Could the lines from the start of the data through the line with "var laggingShift = 25;" be set down exactly, with no pictures among them?

## start DATA

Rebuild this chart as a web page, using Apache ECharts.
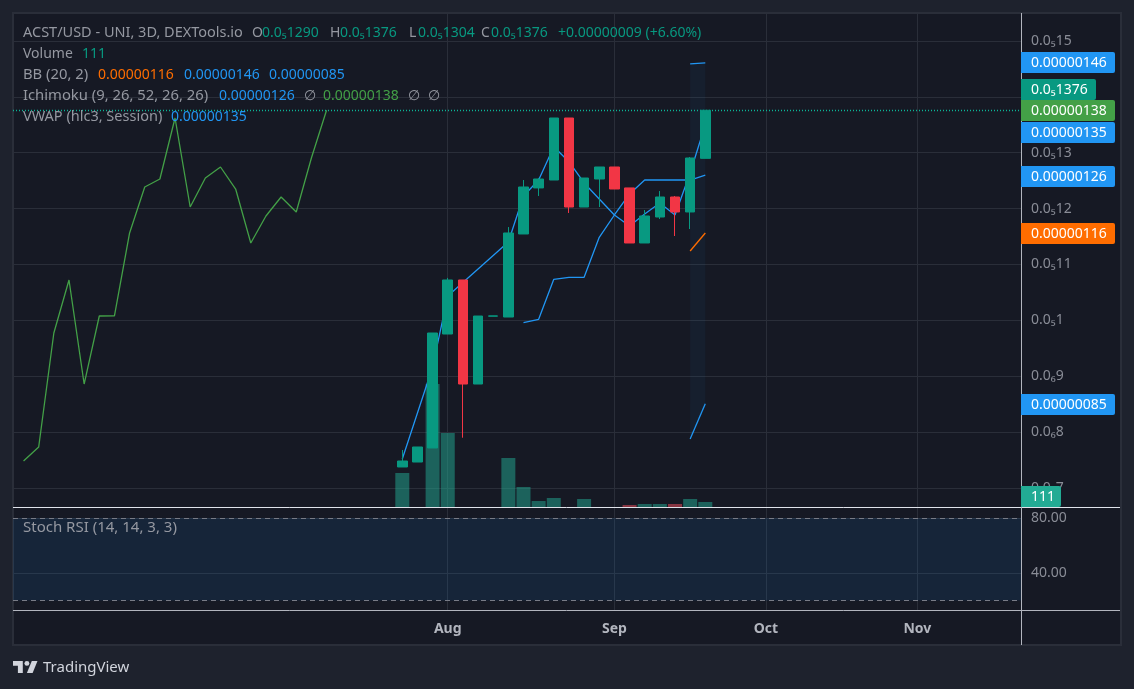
<!DOCTYPE html>
<html>
<head>
<meta charset="utf-8">
<title>ACST/USD</title>
<script src="https://cdn.jsdelivr.net/npm/echarts@6/dist/echarts.min.js"></script>
<style>
html,body{margin:0;padding:0;background:#1e222d;}
#chart{width:1134px;height:689px;}
</style>
</head>
<body>
<div id="chart"></div>
<script>
// prices are in units of 0.00000001
var barIndex = [1,2,3,4,5,6,7,8,9,10,11,12,13,14,15,16,17,18,19,20,21];
var opens  = [73.76,74.65,77.16,97.56,107.23,88.61,100.75,100.6,115.46,123.7,125.12,136.22,120.29,125.3,127.45,123.7,113.85,118.5,122.08,119.4,129.0];
var closes = [74.83,77.34,97.74,107.23,88.61,100.78,100.8,115.64,123.87,125.3,136.22,120.29,125.48,127.45,123.51,113.85,118.68,122.08,119.4,129.06,137.6];
var lows   = [73.76,74.65,77.16,97.56,79.0,88.61,100.75,100.6,115.46,122.26,125.12,119.22,120.29,120.29,123.51,113.85,113.85,118.14,115.1,116.35,129.0];
var highs  = [76.8,77.34,97.74,107.6,107.23,100.78,100.8,116.7,125.12,125.5,136.22,136.22,125.48,127.45,127.45,123.7,119.75,123.15,122.26,129.24,137.6];
var volumes = [755,null,2730,1643,null,null,null,1088,444,133,200,null,178,null,null,44,67,67,67,178,111];

var vwap = [75.19,null,91.66,104.36,null,null,null,114.03,122.26,125.12,131.08,128.4,124.59,121.72,118.86,116.89,119.04,121.01,118.86,126.38,135];
var ichimokuConv = [null,null,null,null,null,null,null,null,99.58,100.19,107.35,107.71,107.71,114.87,118.86,122.62,125.12,125.12,125.12,125.12,126];
var bbUpper = [145.9,146.1];
var bbBasis = [112.42,115.64];
var bbLower = [78.77,85.09];
var bbBars = [20,21];
var laggingShift = 25;

var priceTicks  = [70,80,90,100,110,120,130,140,150];
var priceLabels = ['0.0₆7','0.0₆8','0.0₆9','0.0₅1','0.0₅11','0.0₅12','0.0₅13','','0.0₅15'];
var monthBars   = [4,15,25,35];
var monthLabels = ['Aug','Sep','Oct','Nov'];
var stochTicks  = [40,80];
var stochLabels = ['40.00','80.00'];

var FONT = '"Noto Sans", sans-serif';
var BLUE = '#2196f3', ORANGE = '#ff6d00', GREEN = '#43a047', TEAL = '#089981', RED = '#f23645', GREY = '#9598a1';
var GRID = '#2a2e39';

var myChart = echarts.init(document.getElementById('chart'));

function txt(x, y, s, color, size) {
	return {type: 'text', x: x, y: y + 1, z: 101, silent: true,
		style: {text: s, fill: color || GREY, font: (size || 14) + 'px ' + FONT, verticalAlign: 'middle'}};
}
function tag(y, w, s, color) {
	return [
		{type: 'rect', z: 100, silent: true, shape: {x: 1021, y: y - 10.5, width: w, height: 21, r: [0, 2, 2, 0]}, style: {fill: color}},
		txt(1031, y, s, '#ffffff')
	];
}
function hline(x1, y, x2, color) {
	return {type: 'line', z: 99, silent: true, shape: {x1: x1, y1: y, x2: x2, y2: y}, style: {stroke: color, lineWidth: 1}};
}

var graphics = [
	{type: 'rect', z: -1, silent: true, shape: {x: 13, y: 13, width: 1108, height: 632}, style: {fill: '#161924', stroke: GRID, lineWidth: 2}},
	hline(13, 507.5, 1120, '#e0e3eb'),
	hline(13, 610.5, 1120, '#b2b5be'),
	{type: 'line', z: 99, silent: true, shape: {x1: 1021.5, y1: 13, x2: 1021.5, y2: 645}, style: {stroke: '#b2b5be', lineWidth: 1}},
	{type: 'polygon', z: 100, silent: true, shape: {points: [[22.8,661],[13,661],[13,665.8],[17.9,665.8],[17.9,673],[22.8,673]]}, style: {fill: '#d1d4dc'}},
	{type: 'polygon', z: 100, silent: true, shape: {points: [[32.6,673],[26.9,673],[31.8,661],[37.5,661]]}, style: {fill: '#d1d4dc'}},
	{type: 'circle', z: 100, silent: true, shape: {cx: 26.9, cy: 663.4, r: 2.45}, style: {fill: '#d1d4dc'}},
	txt(43, 667, 'TradingView', '#d1d4dc', 15),

	txt(23, 32, 'ACST/USD - UNI, 3D, DEXTools.io', GREY, 14.5),
	txt(252, 32, 'O'), txt(262, 32, '0.0₅1290', TEAL),
	txt(330, 32, 'H'), txt(340, 32, '0.0₅1376', TEAL),
	txt(409, 32, 'L'), txt(418, 32, '0.0₅1304', TEAL),
	txt(481, 32, 'C'), txt(491, 32, '0.0₅1376', TEAL),
	txt(558, 32, '+0.00000009 (+6.60%)', TEAL),
	txt(23, 53, 'Volume'), txt(82, 53, '111', TEAL),
	txt(23, 74, 'BB (20, 2)', GREY, 14.8), txt(98, 74, '0.00000116', ORANGE), txt(184, 74, '0.00000146', BLUE), txt(269, 74, '0.00000085', BLUE),
	txt(23, 95, 'Ichimoku (9, 26, 52, 26, 26)', GREY, 14.8), txt(219, 95, '0.00000126', BLUE), txt(304, 95, '∅'), txt(323, 95, '0.00000138', GREEN), txt(408, 95, '∅'), txt(428, 95, '∅'),
	txt(23, 116, 'VWAP (hlc3, Session)', GREY, 14.5), txt(171, 116, '0.00000135', BLUE),
	txt(23, 527, 'Stoch RSI (14, 14, 3, 3)', GREY, 15)
].concat(
	tag(62.5, 94, '0.00000146', BLUE),
	tag(89.5, 75, '0.0₅1376', TEAL),
	tag(110.5, 94, '0.00000138', GREEN),
	tag(132.5, 94, '0.00000135', BLUE),
	tag(176.5, 94, '0.00000126', BLUE),
	tag(233.5, 94, '0.00000116', ORANGE),
	tag(404.5, 94, '0.00000085', BLUE)
).concat([
	{type: 'rect', z: 100, silent: true, shape: {x: 1021, y: 486, width: 40, height: 21, r: [0, 2, 2, 0]}, style: {fill: '#22ab94'}},
	txt(1031, 496.5, '111', '#ffffff')
]);

function pairs(values, xs) {
	return values.map(function (v, i) { return [xs ? xs[i] : barIndex[i], v]; });
}
function lineSeries(name, data, color) {
	return {name: name, type: 'line', xAxisIndex: 0, yAxisIndex: 0, data: data, connectNulls: true, z: 3,
		symbol: 'none', lineStyle: {color: color, width: 1.3}};
}
function renderBand(params, api) {
	var pts = [];
	bbBars.forEach(function (b, i) { pts.push(api.coord([b, bbUpper[i]])); });
	bbBars.slice().reverse().forEach(function (b, i) { pts.push(api.coord([b, bbLower[bbBars.length - 1 - i]])); });
	return {type: 'polygon', shape: {points: pts}, style: {fill: 'rgba(33,150,243,0.05)'}};
}

var xRange = {min: -24.696, max: 41.838};
var option = {
	animation: false,
	backgroundColor: '#1e222d',
	textStyle: {fontFamily: FONT},
	graphic: graphics,
	grid: [
		{left: 13, top: 13, width: 1008, height: 494},
		{left: 13, top: 508, width: 1008, height: 102}
	],
	xAxis: [
		{type: 'value', gridIndex: 0, min: xRange.min, max: xRange.max,
			axisLine: {show: false}, axisLabel: {show: false},
			axisTick: {show: false, customValues: monthBars},
			splitLine: {show: true, lineStyle: {color: GRID, width: 1}}},
		{type: 'value', gridIndex: 1, min: xRange.min, max: xRange.max,
			axisLine: {show: false},
			axisTick: {show: false, customValues: monthBars},
			axisLabel: {show: true, customValues: monthBars, margin: 12, color: '#b2b5be', fontSize: 14, fontWeight: 'bold', fontFamily: FONT,
				formatter: function (v) { return monthLabels[monthBars.indexOf(v)]; }},
			splitLine: {show: true, lineStyle: {color: GRID, width: 1}}}
	],
	yAxis: [
		{type: 'value', gridIndex: 0, position: 'right', min: 66.6, max: 155.01,
			axisLine: {show: false},
			axisTick: {show: false, customValues: priceTicks},
			axisLabel: {show: true, customValues: priceTicks, margin: 10, color: '#8a8d97', fontSize: 14, fontFamily: FONT, padding: [5, 0, 0, 0],
				formatter: function (v) { return priceLabels[priceTicks.indexOf(v)]; }},
			splitLine: {show: true, lineStyle: {color: GRID, width: 1}}},
		{type: 'value', gridIndex: 0, position: 'right', min: 0, max: 10967, show: false},
		{type: 'value', gridIndex: 1, position: 'right', min: 13.1, max: 87.3,
			axisLine: {show: false},
			axisTick: {show: false, customValues: stochTicks},
			axisLabel: {show: true, customValues: stochTicks, margin: 10, color: '#8a8d97', fontSize: 14, fontFamily: FONT, padding: [5, 0, 0, 0],
				formatter: function (v) { return stochLabels[stochTicks.indexOf(v)]; }},
			splitLine: {show: true, lineStyle: {color: GRID, width: 1}}}
	],
	series: [
		{name: 'Volume', type: 'bar', xAxisIndex: 0, yAxisIndex: 1, barWidth: 14, z: 2,
			data: volumes.map(function (v, i) {
				return {value: [barIndex[i], v], itemStyle: {color: closes[i] >= opens[i] ? 'rgba(34,171,148,0.5)' : 'rgba(247,82,95,0.5)'}};
			})},
		{name: 'BB band', type: 'custom', xAxisIndex: 0, yAxisIndex: 0, z: 2, renderItem: renderBand, data: [[bbBars[0], bbUpper[0]]]},
		lineSeries('BB upper', pairs(bbUpper, bbBars), BLUE),
		lineSeries('BB basis', pairs(bbBasis, bbBars), ORANGE),
		lineSeries('BB lower', pairs(bbLower, bbBars), BLUE),
		lineSeries('Lagging', closes.map(function (v, i) { return [barIndex[i] - laggingShift, v]; }), GREEN),
		lineSeries('Conversion', pairs(ichimokuConv), BLUE),
		lineSeries('VWAP', pairs(vwap), BLUE),
		{name: 'ACST/USD', type: 'candlestick', xAxisIndex: 0, yAxisIndex: 0, barWidth: 10, z: 6,
			encode: {x: 0, y: [1, 2, 3, 4]},
			data: barIndex.map(function (b, i) { return [b, opens[i], closes[i], lows[i], highs[i]]; }),
			itemStyle: {color: TEAL, color0: RED, borderColor: TEAL, borderColor0: RED, borderColorDoji: TEAL, borderWidth: 1},
			markLine: {silent: true, symbol: 'none', label: {show: false},
				lineStyle: {color: '#0bb596', type: [1, 2], width: 1.3},
				data: [{yAxis: closes[closes.length - 1]}]}},
		{name: 'Stoch RSI', type: 'line', xAxisIndex: 1, yAxisIndex: 2, data: [], symbol: 'none',
			markArea: {silent: true, itemStyle: {color: 'rgba(33,150,243,0.1)'}, data: [[{yAxis: 20}, {yAxis: 80}]]},
			markLine: {silent: true, symbol: 'none', label: {show: false},
				lineStyle: {color: '#787b86', type: [5, 4], width: 1},
				data: [{yAxis: 80}, {yAxis: 20}]}}
	]
};
myChart.setOption(option);
</script>
</body>
</html>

## end DATA

CORRECT RESULT:
Rebuild this chart as a web page, using Apache ECharts.
<!DOCTYPE html>
<html>
<head>
<meta charset="utf-8">
<title>ACST/USD</title>
<script src="https://cdn.jsdelivr.net/npm/echarts@6/dist/echarts.min.js"></script>
<style>
html,body{margin:0;padding:0;background:#1e222d;}
#chart{width:1134px;height:689px;}
</style>
</head>
<body>
<div id="chart"></div>
<script>
// prices are in units of 0.00000001
var barIndex = [1,2,3,4,5,6,7,8,9,10,11,12,13,14,15,16,17,18,19,20,21];
var opens  = [73.76,74.65,77.16,97.56,107.23,88.61,100.75,100.6,115.46,123.7,125.12,136.22,120.29,125.3,127.45,123.7,113.85,118.5,122.08,119.4,129.0];
var closes = [74.83,77.34,97.74,107.23,88.61,100.78,100.8,115.64,123.87,125.3,136.22,120.29,125.48,127.45,123.51,113.85,118.68,122.08,119.4,129.06,137.6];
var lows   = [73.76,74.65,77.16,97.56,79.0,88.61,100.75,100.6,115.46,122.26,125.12,119.22,120.29,120.29,123.51,113.85,113.85,118.14,115.1,116.35,129.0];
var highs  = [76.8,77.34,97.74,107.6,107.23,100.78,100.8,116.7,125.12,125.5,136.22,136.22,125.48,127.45,127.45,123.7,119.75,123.15,122.26,129.24,137.6];
var volumes = [755,null,2730,1643,null,null,null,1088,444,133,200,null,178,null,null,44,67,67,67,178,111];

var vwap = [75.19,null,91.66,104.36,null,null,null,114.03,122.26,125.12,131.08,128.4,124.59,121.72,118.86,116.89,119.04,121.01,118.86,126.38,135];
var ichimokuConv = [null,null,null,null,null,null,null,null,99.58,100.19,107.35,107.71,107.71,114.87,118.86,122.62,125.12,125.12,125.12,125.12,126];
var bbUpper = [145.9,146.1];
var bbBasis = [112.42,115.64];
var bbLower = [78.77,85.09];
var bbBars = [20,21];
var laggingShift = 25;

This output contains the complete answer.